The previous trading session on Friday concluded positively, with all sectors finishing in the green. Communication services, healthcare, materials, consumer discretionary, and real estate sectors led the gains, showcasing broad market strength. Treasury bond yields stood at 4.05% for the 10-year bond and 3.51% for the two-year bond. Commodity markets saw crude oil futures trading lower by 0.43% at $57.56 per barrel, while Gold Spot US Dollar gained 0.20%, reaching $4,073.96 per ounce. Bitcoin, on the other hand, was down 0.57% at $85,875.64. International markets presented a mixed picture, with Asian markets generally lower, excluding Hong Kong's Hang Seng and Australia's ASX 200, while European markets largely opened higher.
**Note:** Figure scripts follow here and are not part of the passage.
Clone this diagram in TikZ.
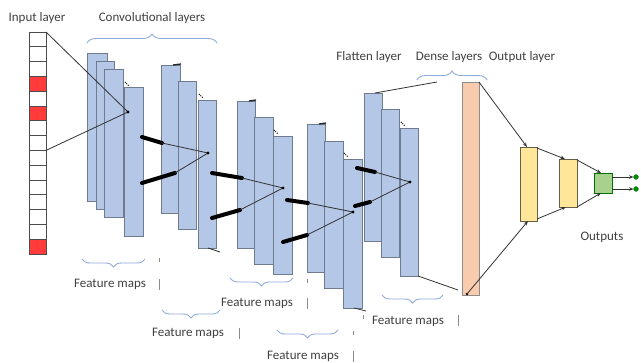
\documentclass[tikz,border=0pt]{standalone}
\usepackage{fontspec}
\setmainfont{Carlito}
\usetikzlibrary{decorations.pathreplacing,arrows.meta}
\definecolor{fmblue}{HTML}{B4C7E7}
\definecolor{fmedge}{HTML}{6F7C8F}
\definecolor{cellred}{HTML}{FF3B3B}
\definecolor{densec}{HTML}{F8CBAD}
\definecolor{yel}{HTML}{FFE699}
\definecolor{grn}{HTML}{A9D18E}
\definecolor{bracec}{HTML}{8FAADC}
\definecolor{txt}{HTML}{404040}
\newcommand\rsbox[6]{%
  \pgfmathsetmacro\rsW{#5-#3}\pgfmathsetmacro\rsH{#6-#4}%
  \node[#1, minimum width=\rsW pt, minimum height=\rsH pt] (#2) at ({(#3+#5)/2},{(#4+#6)/2}) {};}
\tikzset{
  base/.style={inner sep=0pt, outer sep=0pt, line width=0.7pt},
  fm/.style={base, draw=fmedge, fill=fmblue},
  cell/.style={base, draw=black!70, fill=white},
  redcell/.style={base, draw=black!70, fill=cellred},
  dense/.style={base, draw=black!45, fill=densec},
  yelbox/.style={base, draw=black!70!yellow, fill=yel},
  grnbox/.style={base, draw=black!55!green, fill=grn},
  conn/.style={draw=black!80, line width=0.8pt},
  thickseg/.style={draw=black, line width=4pt, line cap=round},
  arr/.style={conn, -{Stealth[length=4.5pt,width=3.5pt]}},
  lbl/.style={text=txt, font=\fontsize{13}{15}\selectfont, inner sep=0pt},
  brc/.style={draw=bracec, line width=0.9pt, decorate, decoration={brace, amplitude=9pt}},
  brcd/.style={draw=bracec, line width=0.9pt, decorate, decoration={brace, mirror, amplitude=8pt}},
  barmark/.style={draw=black!45, line width=0.7pt},
  dotmark/.style={draw=black, line width=1pt, dash pattern=on 1pt off 1pt},
  tick/.style={draw=black!85, line width=1.3pt},
  dotc/.style={fill=black},
}
\begin{document}
\begin{tikzpicture}[x=1pt, y=-1pt]
\useasboundingbox (0,0) rectangle (641,363);
% input column
\foreach \i in {0,...,14}{
  \pgfmathsetmacro\ya{32+\i*14.8}\pgfmathsetmacro\yb{32+(\i+1)*14.8}
  \ifnum\i=3 \def\st{redcell}\else\ifnum\i=5 \def\st{redcell}\else\ifnum\i=14 \def\st{redcell}\else\def\st{cell}\fi\fi\fi
  \rsbox{\st}{in\i}{29}{\ya}{46}{\yb}
}
% group 1
\rsbox{fm}{g1a}{87}{53}{107}{201}
\rsbox{fm}{g1b}{96}{61}{114}{209}
\rsbox{fm}{g1c}{104}{69}{123}{217}
\rsbox{fm}{g1d}{124}{87}{143}{236}
% group 2
\rsbox{fm}{g2a}{161}{65}{180}{213}
\rsbox{fm}{g2b}{178}{81}{196}{229}
\rsbox{fm}{g2c}{198}{100}{216}{248}
% group 3
\rsbox{fm}{g3a}{237}{101}{255}{248}
\rsbox{fm}{g3b}{254}{117}{273}{264}
\rsbox{fm}{g3c}{273}{136}{292}{274}
% group 4
\rsbox{fm}{g4a}{307}{124}{325}{272}
\rsbox{fm}{g4b}{324}{141}{343}{288}
\rsbox{fm}{g4c}{343}{159}{362}{308}
% group 5
\rsbox{fm}{g5a}{364}{93}{382}{241}
\rsbox{fm}{g5b}{381}{109}{399}{257}
\rsbox{fm}{g5c}{400}{128}{418}{276}
% dense / output
\rsbox{dense}{dn}{462}{82}{479}{295}
\rsbox{yelbox}{y1}{520}{147}{537}{221}
\rsbox{yelbox}{y2}{559}{159}{577}{207}
\rsbox{grnbox}{gr}{594}{173}{612}{193}

% small marks
\draw[dotmark] (125,82) -- (129,86);
\draw[dotmark] (199,94) -- (203,98);
\draw[dotmark] (274,130) -- (278,134);
\draw[dotmark] (344,153) -- (348,157);
\draw[dotmark] (401,122) -- (405,126);
\draw[tick] (173,65) -- (181,64);
\draw[tick] (249,101) -- (256,100);
\draw[tick] (319,124) -- (326,123);
\draw[conn] (208,248) -- (220,252);
\draw[conn] (354,308) -- (366,311);

% dots
\coordinate (d1) at (128,112);
\coordinate (d2) at (208,153);
\coordinate (d3) at (283,188);
\coordinate (d4) at (353,212);
\coordinate (d5) at (410,182);

% input lines
\draw[conn] (in0.north east) -- (d1);
\draw[conn] (in8.north east) -- (d1);

% segments between groups
\coordinate (s1a) at (142,137); \coordinate (s1b) at (162,143);
\coordinate (s1c) at (142,183); \coordinate (s1d) at (175,173);
\coordinate (s2a) at (212,173); \coordinate (s2b) at (242,178);
\coordinate (s2c) at (212,218); \coordinate (s2d) at (240,210);
\coordinate (s3a) at (287,200); \coordinate (s3b) at (308,203);
\coordinate (s3c) at (283,242); \coordinate (s3d) at (307,235);
\coordinate (s4a) at (357,168); \coordinate (s4b) at (375,172);
\coordinate (s4c) at (355,206); \coordinate (s4d) at (370,202);
\foreach \k/\n in {1/2,2/3,3/4,4/5}{
  \draw[thickseg] (s\k a) -- (s\k b);
  \draw[thickseg] (s\k c) -- (s\k d);
  \draw[conn] (s\k b) -- (d\n);
  \draw[conn] (s\k d) -- (d\n);
}
\foreach \k in {1,...,5}{\fill[dotc] (d\k) circle (1.6pt);}

% flatten to dense
\coordinate (f1) at (437,82);
\coordinate (f2) at (458,290);
\draw[conn] (375,93) -- (f1);
\draw[conn] (g5c.south east) -- (f2);
\coordinate (dd) at (467,294);
\fill[dotc] (dd) circle (1.4pt);

% arrows to output
\draw[arr] (dn.north east) -- ([xshift=7pt]y1.north west);
\draw[arr] (dd) -- ([xshift=8pt]y1.south west);
\draw[arr] ([yshift=-1pt]y1.north east) -- ([xshift=6pt]y2.north west);
\draw[arr] ([yshift=2pt]y1.south east) -- ([xshift=7pt]y2.south west);
\draw[arr] ([yshift=-1pt]y2.north east) -- ([xshift=7pt]gr.north west);
\draw[arr] (y2.south east) -- ([xshift=7pt]gr.south west);
\coordinate (o1) at (636,177);
\coordinate (o2) at (636,189);
\draw[arr] (gr.east |- o1) -- ([xshift=-2.5pt]o1);
\draw[arr] (gr.east |- o2) -- ([xshift=-2.5pt]o2);
\fill[draw=black!50!green, fill=green!55!black, line width=0.4pt] (o1) circle (2.4pt);
\fill[draw=black!50!green, fill=green!55!black, line width=0.4pt] (o2) circle (2.4pt);

% top labels
\node[lbl] (tin) at (37,18) {Input layer};
\node[lbl] (tconv) at (152,18) {Convolutional layers};
\draw[brc] (87,43) -- (217,43);
\node[lbl] (tflat) at (369,57) {Flatten layer};
\node[lbl] (tdense) at (449,57) {Dense layers};
\node[lbl] (tout) at (522,57) {Output layer};
\draw[brc] (417,80) -- (487,80);
\node[lbl] (touts) at (602,237) {Outputs};

% feature maps
\draw[brcd] (82,259) -- (145,259);
\node[lbl] (fm1) at (110,284) {Feature maps};
\draw[barmark] (159,279) -- (159,290);
\draw[barmark] (159,258) -- (159,262);
\draw[brcd] (162,310) -- (220,310);
\node[lbl] (fm2) at (188,333) {Feature maps};
\draw[barmark] (239,328) -- (239,339);
\draw[brcd] (230,278) -- (293,278);
\node[lbl] (fm3) at (257,303) {Feature maps};
\draw[barmark] (307,298) -- (307,309);
\draw[barmark] (307,279) -- (307,283);
\draw[brcd] (277,330) -- (338,330);
\node[lbl] (fm4) at (303,356) {Feature maps};
\draw[barmark] (353,351) -- (353,362);
\draw[barmark] (353,331) -- (353,335);
\draw[brcd] (382,295) -- (443,295);
\node[lbl] (fm5) at (408,321) {Feature maps};
\draw[barmark] (458,315) -- (458,326);
\draw[barmark] (363,315) -- (363,319);
\end{tikzpicture}
\end{document}
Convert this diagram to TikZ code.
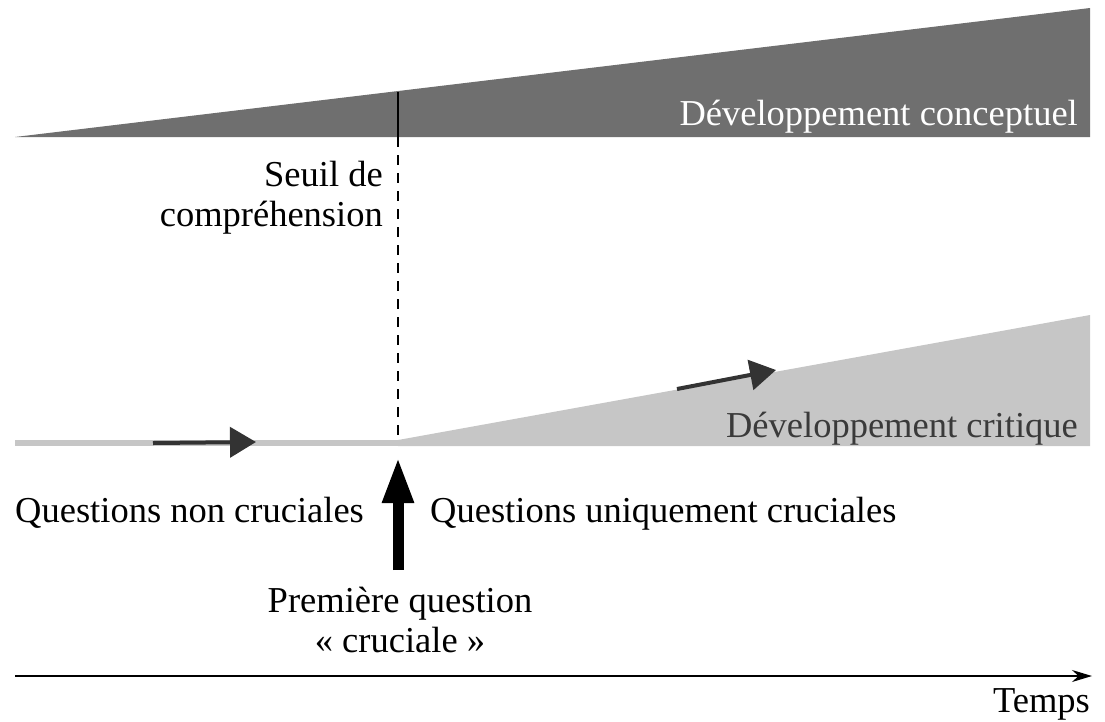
\documentclass[tikz,border=0pt]{standalone}
\usepackage{fontspec}
\setmainfont{Liberation Serif}
\usetikzlibrary{arrows.meta}
\definecolor{darkband}{HTML}{6F6F6F}
\definecolor{lightband}{HTML}{C6C6C6}
\definecolor{arrowgray}{HTML}{333333}
\definecolor{critgray}{HTML}{3A3A3A}
\begin{document}
\begin{tikzpicture}[x=1pt,y=-1pt,
  lbl/.style={inner sep=0pt, font=\fontsize{36.5}{40}\selectfont},
  trendarrow/.style={draw=arrowgray, line width=4pt, -{Triangle[length=26pt,width=30pt]}, arrowgray}]
\useasboundingbox (0,0) rectangle (1105,721);
% dark band
\fill[darkband] (15,137) -- (1090,8) -- (1090,137) -- cycle;
% light band
\fill[lightband] (15,440) rectangle (398,446);
\fill[lightband] (398,440) -- (1090,315) -- (1090,446) -- (398,446) -- cycle;
% threshold line
\coordinate (ttop) at (398,92);
\coordinate (tmid) at (398,137);
\coordinate (tbot) at (398,442);
\draw[line width=2.5pt] (ttop) -- (tmid);
\draw[line width=2.2pt, dash pattern=on 10pt off 8pt] (tmid) -- (tbot);
% trend arrows
\coordinate (a1s) at (153,443);
\coordinate (a1e) at (256,442);
\draw[trendarrow] (a1s) -- (a1e);
\coordinate (a2s) at (677,389);
\coordinate (a2e) at (776,370);
\draw[trendarrow] (a2s) -- (a2e);
% first crucial question arrow
\coordinate (qs) at (398,570);
\coordinate (qe) at (398,457);
\draw[line width=11pt, -{Triangle[length=46pt,width=29pt]}] (qs) -- (qe);
% time axis
\coordinate (t0) at (15,676);
\coordinate (t1) at (1092,676);
\draw[line width=1.5pt, -{Stealth[length=20pt,width=12pt]}] (t0) -- (t1);
% labels
\node[lbl, anchor=base east, text=white] (concept) at (1078,125) {Développement conceptuel};
\node[lbl, anchor=base east, align=right] (seuil) at (383,226) {Seuil de\\compréhension};
\node[lbl, anchor=base east, text=critgray] (crit) at (1078,437) {Développement critique};
\node[lbl, anchor=base west] (qnon) at (15,522) {Questions non cruciales};
\node[lbl, anchor=base west] (quniq) at (430,522) {Questions uniquement cruciales};
\node[lbl, anchor=base, align=center] (prem) at (400,652) {Première question\\« cruciale »};
\node[lbl, anchor=base east] (temps) at (1090,712) {Temps};
\end{tikzpicture}
\end{document}
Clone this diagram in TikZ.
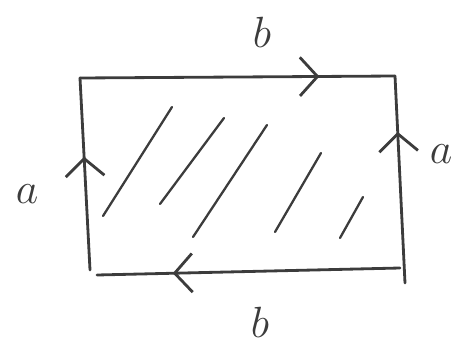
\documentclass[tikz,border=0pt]{standalone}
\usepackage{tikz}
\usetikzlibrary{arrows.meta}
\usetikzlibrary{decorations.markings}
\definecolor{pencil}{HTML}{3C3C3C}

\begin{document}
\begin{tikzpicture}[x=0.02cm, y=-0.02cm,
		>={Straight Barb[length=10pt,width=22pt,line width=1.6pt]},
		edge/.style={draw=pencil, line width=1.6pt, line cap=round},
		midarrow/.style={postaction={decorate}, decoration={markings, mark=at position #1 with {\arrow{>}}}},
		hatch/.style={draw=pencil, line width=1.3pt, line cap=round},
		lbl/.style={text=pencil, font=\fontsize{38}{38}\selectfont}]
		\useasboundingbox (0,0) rectangle (464,349);
		\coordinate (TL) at (80,78);
		\coordinate (TR) at (395,76);
		\coordinate (BR) at (405,283);
		\coordinate (BL) at (90,270);
		\coordinate (BS) at (97,275);
		\coordinate (BE) at (400,268);
		\draw[edge, midarrow=0.76] (TL) -- (TR);
		\draw[edge, midarrow=0.59] (BL) -- (TL);
		\draw[edge, midarrow=0.75] (BE) -- (BS);
		\draw[edge, midarrow=0.73] (BR) -- (TR);
		\node[lbl] (top)    at (262,32)  {$b$};
		\node[lbl] (bottom) at (260,322) {$b$};
		\node[lbl] (left)   at (27,194)  {$a$};
		\node[lbl] (right)  at (441,154) {$a$};
		% hatching
		\draw[hatch] (172,107) -- (103,216);
		\draw[hatch] (224,118) -- (160,204);
		\draw[hatch] (267,125) -- (193,237);
		\draw[hatch] (321,153) -- (275,232);
		\draw[hatch] (363,197) -- (340,238);
	\end{tikzpicture}
\end{document}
This week will also feature several key economic data releases, including September's delayed U.S. retail sales, PPI data, September's S&P Case-Shiller home price index, August's delayed business inventories, November's consumer confidence data, and October's pending home sales data. The week will be abbreviated due to the Thanksgiving holiday on Thursday, with November's Chicago Business Barometer (PMI) being released on Friday.

This market landscape underscores a complex interplay of monetary policy expectations, corporate earnings, and broader economic indicators. Investors are clearly reacting to the Federal Reserve's dovish signals, hoping for a supportive monetary environment. However, the expert warnings about market concentration, especially in AI, and the persistent affordability crisis fueled by tariffs and immigration policies, serve as critical reminders of underlying vulnerabilities. This necessitates a balanced approach, where opportunities in specific sectors and companies are weighed against macroeconomic risks. The market's current trajectory, while positive, calls for vigilance and strategic diversification to navigate potential headwinds effectively.